The average dwarf should prefer doing traditional things . . . i.e., for food, "Plump helmet roasts were good enough for my pappy and good enough for my grandpappy, so dammit they'll be good enough for me! Don't want none of this stinkin' muskox biscuit!"
This could manifest as each fortress having a distinctive profile of foods that are most often eaten, symbols most often seen, materials and styles of clothing and decoration, et cetera. Dwarves would react unfavorably at first to new things, but with time and player interference, the profile could shift: after a while of only having rope-reed kilts to wear and eating only fish, the dwarves of the fortress would start prefering rope-reed and kilts and fish to the traditional mountainhome garb and chow.
Where dwarves have choices in terms of what they make (say instead of making specific clothing, a tailor is told to "make clothes"), their products may be weighted toward the fortress' cultural norms.

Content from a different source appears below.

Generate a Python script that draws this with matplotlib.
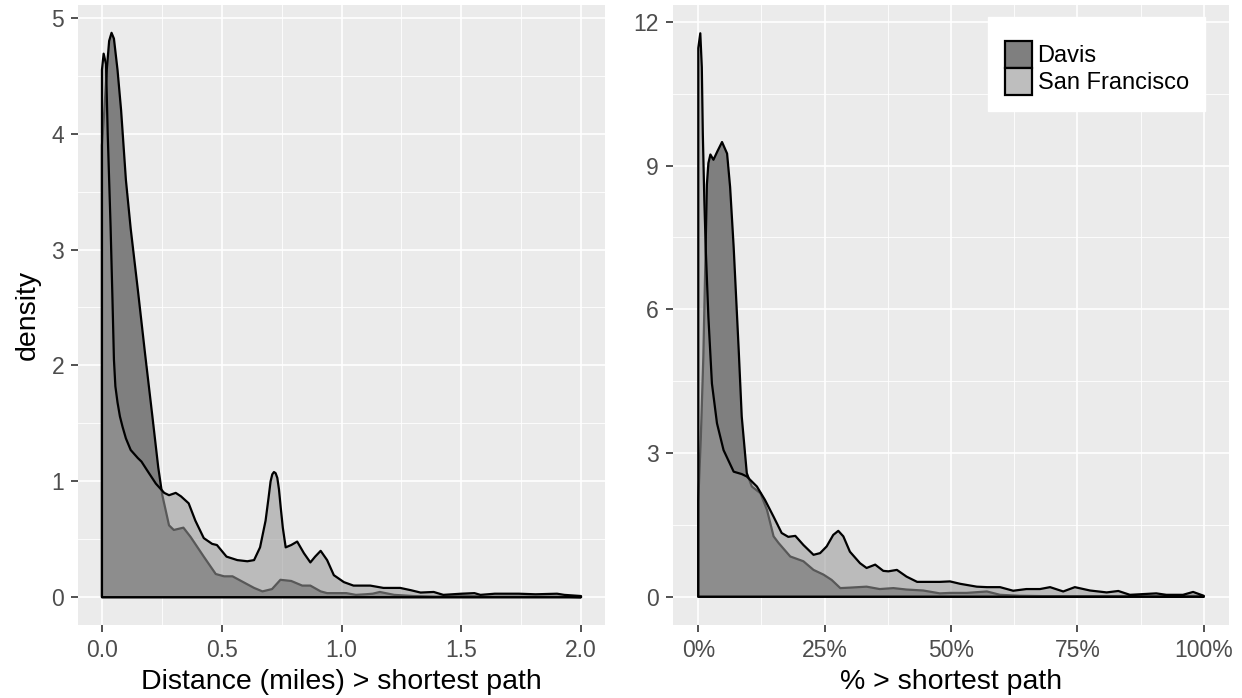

The profile could then factor into reputation: wealth might attract immigrants, but immigrants might also be attracted by things about the culture profile that they like and dissuaded by things they don't. A cosmopolitan fortress with many choices as part of its profile might be viewed as a favorable place to settle down by anyone, while an insular fortress with one industry (say a desert fortress specializing in hunting camels for food, clothing, and crafts) might turn out to be small, inbred, and hostile toward outsiders.
Traditions could encompass particular types of jobs (Urist McFisher is proud to be a fisherdwarf like his father) as well as products, materials, and styles.